I bolted an 8-arm reasoning MoE onto a frozen 1.4B Mamba backbone on a single RTX 3060. Here’s the mechanistic autopsy of what broke and what worked.

Posted by Just-Ad-6488@reddit | LocalLLaMA | View on Reddit | 25 comments

I built Mamba-Titan-1.4B-Reasoning (a 2.54B parameter MoE) entirely on a 12GB VRAM budget. I froze a 1.4B pure-PyTorch Mamba-1 backbone, grafted on 8 trainable expert arms at the mid-network level, and trained it on DeepSeek CoT traces to teach it latent reasoning. Along the way, I documented the exact tensor geometry of how models learn to stop thinking, a uniquely SSM-specific repetition failure mode, and the reality of PreNorm signal explosions.

Repo: batteryphil/Mamba-Titan-1.4B-Reasoning

The Architecture: Mamba-Titan

The goal was to get o1-style latent reasoning out of a sub-2B model without melting a consumer GPU.

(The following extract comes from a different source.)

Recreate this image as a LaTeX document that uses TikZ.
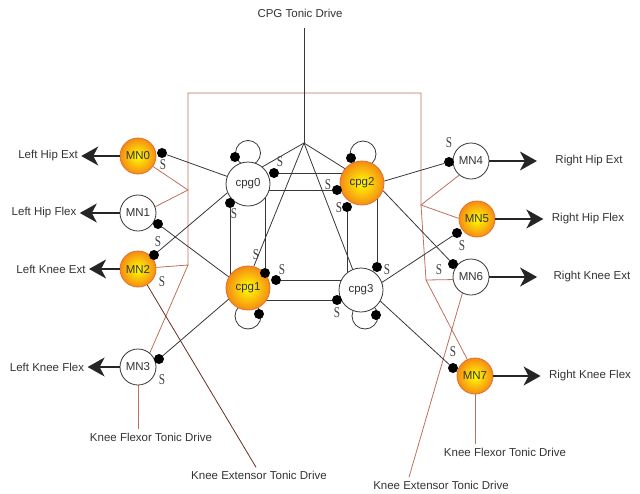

Going through the SFT phases, I ran deep ablation studies and tensor dissections. Here is the mechanistic reality of what happens when you try to force a small State Space Model to think.

Finding 1: The "Vault Door" Geometry of Termination

During CoT training, the model has to learn when to emit the </think> token to end its internal monologue and output the final answer.

Looking at the LM head weight space at Step 34k, the network engineered a literal mechanical safety valve. The </think> token isolated itself at the 0.0th percentile norm—the absolute smallest row norm in the entire 50,306 token vocabulary (1.991 vs the 4.742 mean).

Because the output embedding norm is so small, it requires a massive, highly specific, and perfectly aligned hidden state accumulation to overcome the baseline probabilities of standard text tokens. The model physically cannot "accidentally" stumble into terminating its thought process; it forces itself to build immense internal confidence before the safety valve unlocks.

Finding 2: The SSM "Attractor Lock" (Repetition Failure)

In an early run, my 64-dim MoE bridge was too weak. The arms were simulating reasoning but failing math (10% accuracy). To fix it, I expanded the bridge to 512-dim and added a scalar multiplier (moe_scale=5.0). Math accuracy instantly jumped to 50%, but it introduced a catastrophic repetition loop (e.g., outputting "56 56 56 56..." infinitely).

In Transformers, repetition is usually attention-head collapse. This is different—it's a uniquely SSM-specific failure. Mamba compresses context into a rolling hidden state vector. By setting the scale to 5.0, the new MoE input signal completely overpowered the historical context. The continuous context collapsed into a fixed attractor. The state saturated, predicted the correct token, fed that token back into the saturated state, and gave itself localized amnesia regarding the EOS token.

Finding 3: The PreNorm Signal Explosion Trap

While debugging why the MoE arms were being ignored by the LM head early on, telemetry revealed a massive signal explosion. The activation norm grew 41x from the embedding layer (norm 3.5) to layer 48 (norm 147.9).

The specialized MoE arms were injecting their signal at Layer 24 (norm \~13), but the frozen backbone amplified its own signal so aggressively in the remaining 24 layers that the MoE contribution was drowned out by the time it reached the LM head.

The intuitive fix is to insert an intermediate LayerNorm at Layer 25 to control the explosion. Do not do this to a frozen backbone. Mamba uses a PreNorm architecture; the frozen outer layers were pre-trained to expect massive input magnitudes. Resetting the norm mid-network blinds the entire second half of the model. The only mathematically viable solution without unfreezing the backbone is expanding the injection bridge dimensions and carefully tuning the scalar output of the MoE to match the backbone's acoustic volume.

Finding 4: The Blackboard IPC Actually Works

I built a latent bus (the Blackboard) for the isolated MoE arms to write to and read from. Initially, it was dead weight. But after re-initializing the gates hot and training for 40k+ steps, the read-back signal grew 76x.

Running an ablation study, removing the Blackboard increased premature reasoning termination by 2.3 percentage points. The IPC bus is now acting as a structural anchor that actively keeps the model in a cognitive state, preventing it from speedrunning the latent space.

Where it's at now

It's currently hitting roughly 60% accuracy on factual QA and 50% on math, but struggles with multi-step algebra due to the token-budget constraint. SFT is ongoing to balance the moe_scale and cure the attractor locks without losing the deep reasoning.

If anyone else is experimenting with bolting MoEs onto frozen backbones or running pure PyTorch SSMs on consumer hardware, I'm happy to share the raw telemetry, cosine similarity matrices, or implementation details.